Quinze ans plus tard, le kabilisme de Laurent-Désiré est toujours présent à travers le parti PK, les Patriotes kabilistes, mais il pèse peu sur l’échiquier politique. Le PK n’est pas représenté à l’Assemblée et n’est présent que dans 5 provinces sur 11. Quant à son président, Mwenze Kongolo, ex-ministre de la Justice sous Laurent-Désiré Kabila, il milite désormais dans l’opposition – il a récemment rejoint le Front citoyen – car il reproche à l’actuel président Joseph Kabila de n’avoir pas su entretenir « l’espoir qui était né » de son arrivée au pouvoir ni préserver ses réalisations, par exemple « le service national », qui était, selon lui, « un service très important parce qu’il donnait de l’espoir aux jeunes gens désœuvrés ». Ou encore, « le projet des cantines populaires, (dans lequel) le gouvernement vendait (de la nourriture) moins cher. Tout ça, déplore-t-il, n’a pas été entretenu du tout. Tout cela a été cassé. C’est ça notre lutte ».

Bilan mitigé

Pourtant, lorsque l’on interroge les historiens, le bilan qu’ils dressent des quatre petites années que Laurent-Désiré Kabila passe à la tête du pays est plus que mitigé. Filip Reyntens, professeur à l’université d’Anvers en Belgique, parle même d’un héritage « désastreux ». Et c’est peu dire à l’en croire que les espoirs de changement soulevés par le départ de Mobutu ont été rapidement déçus : « Le système qui a été mis en place était un profondément anti-démocratique, peu transparent et je pense que le système l’est resté jusqu’à aujourd’hui ».

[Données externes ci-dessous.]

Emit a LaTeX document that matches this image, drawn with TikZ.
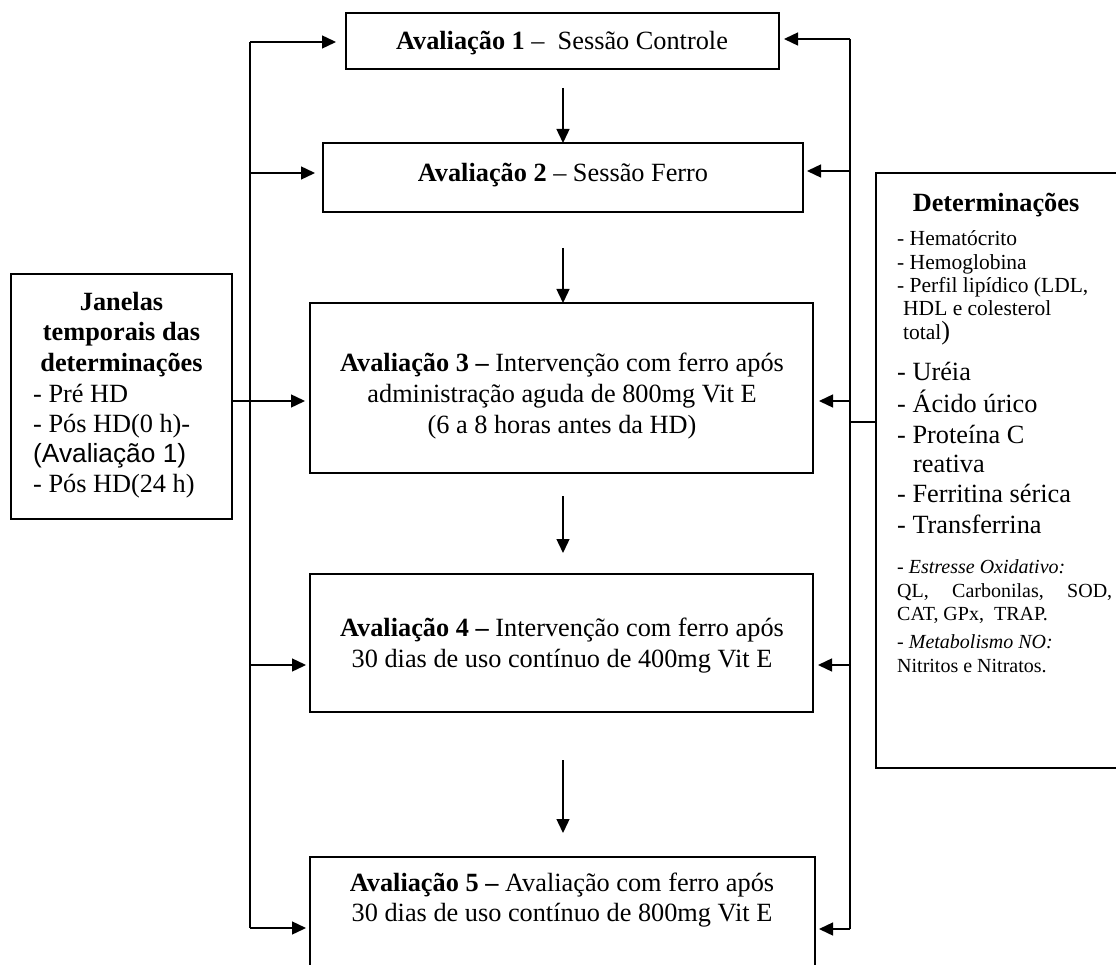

« Il est vrai, nuance Filip Reyntens, qu’à son arrivée au pouvoir en 1997, Laurent-Désiré Kabila trouve un Etat déliquescent, mais il n’a pas su commencer à reconstruire un minimum d’Etat. C’est peut-être compréhensible, poursuit-il, compte tenu de son passé. Un passé au maquis. Il n’a jamais pendant ce passé géré un Etat, ne savait probablement pas comment fonctionne un Etat et il a géré le Congo comme son maquis, tel qu’il l’a pratiqué fin des années 60 et début des années 70 ».

Résultat : économiquement aussi bien que politiquement, pendant les 4 années où Laurent-Désiré Kabila est au pouvoir, la situation n’a fait qu’« empirer ».

Avant la deuxième guerre du Congo

En arrivant, il avait pourtant de bonnes intentions, estime le chercheur en sciences sociales Anicet Mobe. Il est imprégné d’idéaux marxistes, mais très vite, explique-t-il, il se heurte à l’appétit de ses parrains, autrement dit des pays qui lui ont permis de prendre les rênes du pays. « Les conditions dans lesquelles il a accédé au pouvoir ont d’emblée hypothéqué à la fois son engagement nationaliste et aussi ses choix économiques, estime Anicet Mobe parce que dès le départ, il a été obligé des contrats faramineux avec certaines sociétés minières anglo-saxonnes. Et surtout, par rapport à des pays comme le Rwanda et l’Ouganda ce n’était pas tellement des contrats en bonne et due forme, mais c’était surtout, le pillage systématique des ressources économiques au Congo ».

Paradoxalement, Laurent-Désiré Kabila reste pourtant dans le cœur des Congolais comme celui qui a finalement dit « non » à la tutelle du voisin rwandais. Un revirement, qui, pensent certains, lui aurait peut-être coûté la vie. Et qui en tout cas a été l’élément déclencheur de la deuxième guerre du Congo. Une guerre dévastatrice, qui déstabilise profondément et pour longtemps l’est de la RDC et qui n’empêche pas, bien au contraire, le pillage des ressources du pays par ses voisins de se poursuivre par l’intermédiaire de nombreux groupes armés dont une partie sévit encore aujourd’hui.